Quite frankly, it shows some brass neck for the Opposition to be making claims about defence and security when they presided over the hollowing out of our armed forces, appalling accommodation and decline. That is changing under this Government. We are spending on our national defence, our NATO commitments and our security relationships with the United States, and we will absolutely not apologise for that or scrimp on our national security. One final point is that a financial element was always key to the deal, as the Conservatives conceded in their engagements under multiple Prime Ministers.

Important points were made about the environment and the marine protected area. Fundamentally, Mauritius will determine the area’s future, but Prime Minister Ramgoolam recently reaffirmed to the former Secretary of State for Environment, Food and Rural Affairs, my right hon. Friend the Member for Streatham and Croydon North (Steve Reed), his country’s commitment to protecting that unique ecosystem. We are engaged in active discussions with the Mauritians about that, and I will keep right hon. and hon. Members updated.

I conclude as the Minister of State, Ministry of Defence, my hon. Friend the Member for Plymouth Sutton and Devonport (Luke Pollard) started, by paying tribute to the Chagossians who have joined us here today. Both in opposition and in government, I have repeatedly met a range of Chagossian communities with a range of views, and I have a deep respect for their dignity and their different views. There will be people who fundamentally disagree with this treaty, but there are many who fundamentally agree with it, as we have heard in this debate.

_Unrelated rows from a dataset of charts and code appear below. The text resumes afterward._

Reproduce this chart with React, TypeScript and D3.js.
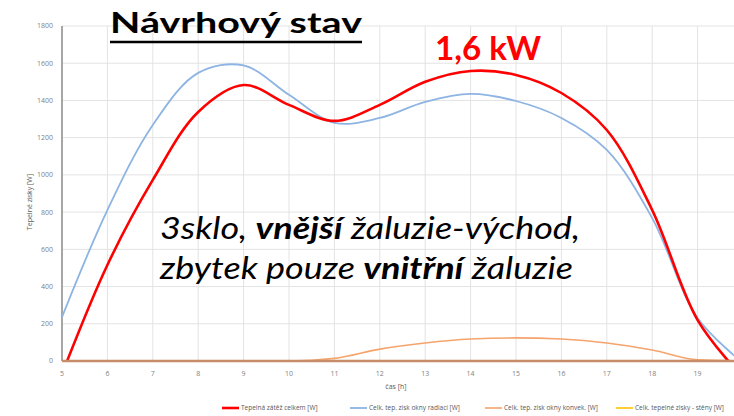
import React from "react";
import * as d3 from "d3";

const width = 734;
const height = 416;

// hours on the x axis
const hours = [5, 6, 7, 8, 9, 10, 11, 12, 13, 14, 15, 16, 17, 18, 19, 20];
const yTicks = [0, 200, 400, 600, 800, 1000, 1200, 1400, 1600, 1800];
const xTicks = [5, 6, 7, 8, 9, 10, 11, 12, 13, 14, 15, 16, 17, 18, 19];

// values [W]
const celkem = [-70, 516, 973, 1338, 1483, 1376, 1290, 1376, 1500, 1558, 1537, 1440, 1241, 811, 220, -90];
const radiace = [236, 811, 1268, 1548, 1588, 1430, 1280, 1306, 1392, 1435, 1397, 1306, 1134, 768, 231, -10];
const konvekce = [0, 0, 0, 0, 0, 0, 14, 64, 97, 118, 124, 118, 97, 59, 6, 0];
const steny = [0, 0, 0, 0, 0, 0, 0, 0, 0, 0, 0, 0, 0, 0, 0, 0];

const series = [
  { name: "Tepelná zátěž celkem [W]", values: celkem, color: "#ff0000", w: 2.6, lx: 222, smooth: true },
  { name: "Celk. tep. zisk okny radiací [W]", values: radiace, color: "#8db4e2", w: 1.8, lx: 350, smooth: true },
  { name: "Celk. tep. zisk okny konvek. [W]", values: konvekce, color: "#f4a46c", w: 1.6, lx: 485, smooth: false },
  { name: "Celk. tepelné zisky - stěny [W]", values: steny, color: "#ffc000", w: 1.6, lx: 616, smooth: false },
];

const x = d3.scaleLinear().domain([5, 20]).range([62, 743]);
const y = d3.scaleLinear().domain([0, 1800]).range([361, 26]);

const makeLine = (smooth: boolean) =>
  d3
    .line<number>()
    .x((_, i) => x(hours[i]))
    .y((d) => y(d))
    .curve(smooth ? d3.curveCatmullRom.alpha(0.5) : d3.curveMonotoneX);

const drawOrder = [3, 2, 1, 0];

export default function App() {
  return (
    <svg width={width} height={height} style={{ display: "block", position: "absolute", left: 0, top: 0, background: "#fff" }}>
      <defs>
        <clipPath id="plot">
          <rect x={62} y={20} width={690} height={342} />
        </clipPath>
      </defs>

      {/* grid */}
      <g stroke="#e3e3e3" strokeWidth={1}>
        {yTicks.map((t) => (
          <line key={"h" + t} x1={62} x2={743} y1={y(t)} y2={y(t)} />
        ))}
        {hours.slice(1).map((t) => (
          <line key={"v" + t} x1={x(t)} x2={x(t)} y1={y(1800)} y2={y(0)} />
        ))}
      </g>

      {/* y axis line */}
      <line x1={62} x2={62} y1={y(1800)} y2={y(0)} stroke="#a6a6a6" strokeWidth={2} />

      {/* tick labels */}
      <g fontFamily="'Open Sans', sans-serif" fontSize={7} fill="#7f7f7f">
        {yTicks.map((t) => (
          <text key={"yl" + t} x={53} y={y(t)} dy="0.35em" textAnchor="end">
            {t}
          </text>
        ))}
        {xTicks.map((t) => (
          <text key={"xl" + t} x={x(t)} y={376} textAnchor="middle">
            {t}
          </text>
        ))}
        <text x={396} y={389} textAnchor="middle" fill="#595959">čas [h]</text>
        <text transform={`translate(32,202) rotate(-90)`} textAnchor="middle" fill="#595959">
          Tepelné zisky [W]
        </text>
      </g>

      {/* series */}
      <g clipPath="url(#plot)" fill="none">
        {drawOrder.map((i) => (
          <path
            key={series[i].name}
            d={makeLine(series[i].smooth)(series[i].values) || ""}
            stroke={series[i].color}
            strokeWidth={series[i].w}
          />
        ))}
      </g>

      {/* zero line */}
      <line x1={62} x2={734} y1={y(0)} y2={y(0)} stroke="#c68d68" strokeWidth={2.6} />

      {/* legend */}
      <g fontFamily="'Open Sans', sans-serif" fontSize={6.5} fill="#595959">
        {series.map((s) => (
          <g key={"lg" + s.name}>
            <line x1={s.lx} x2={s.lx + 17} y1={408} y2={408} stroke={s.color} strokeWidth={s.w} />
            <text x={s.lx + 19} y={408} dy="0.35em">{s.name}</text>
          </g>
        ))}
      </g>

      {/* overlay texts */}
      <text
        x={110}
        y={33}
        fontFamily="Lato, sans-serif"
        fontWeight="bold"
        fontSize={28}
        textLength={252}
        lengthAdjust="spacingAndGlyphs"
        fill="#000"
      >
        Návrhový stav
      </text>
      <line x1={110} x2={362} y1={42} y2={42} stroke="#000" strokeWidth={2.5} />
      <text
        x={435}
        y={60}
        fontFamily="Lato, sans-serif"
        fontWeight="bold"
        fontSize={32}
        textLength={106}
        lengthAdjust="spacingAndGlyphs"
        fill="#ff0000"
      >
        1,6 kW
      </text>
      <g fontFamily="Lato, sans-serif" fontStyle="italic" fontSize={31} fill="#000">
        <text x={160} y={239} textLength={420} lengthAdjust="spacingAndGlyphs">
          3sklo, <tspan fontWeight="bold">vnější</tspan> žaluzie-východ,
        </text>
        <text x={160} y={279} textLength={413} lengthAdjust="spacingAndGlyphs">
          zbytek pouze <tspan fontWeight="bold">vnitřní</tspan> žaluzie
        </text>
      </g>
    </svg>
  );
}
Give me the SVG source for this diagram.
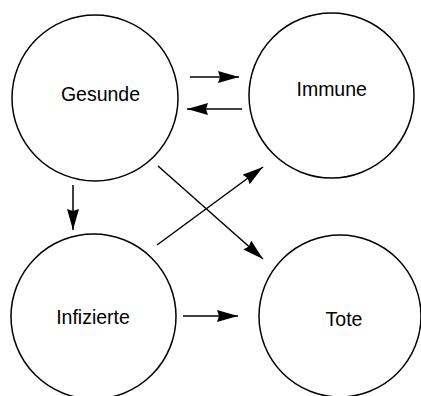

The Government deeply regret how Chagossians were removed from the islands. We have heard concerns about the impact on them and their ability to access British nationality. The Bill will ensure that Chagossians have no adverse effects on their nationality rights—no Chagossians will lose their existing rights to hold or claim British citizenship. It will be for Mauritius to set the terms of and manage any future resettlement. Reasonable questions have been asked about why people cannot resettle on Diego Garcia, but it is an active military base with security restrictions so that is not realistic, but we will restart the heritage visits.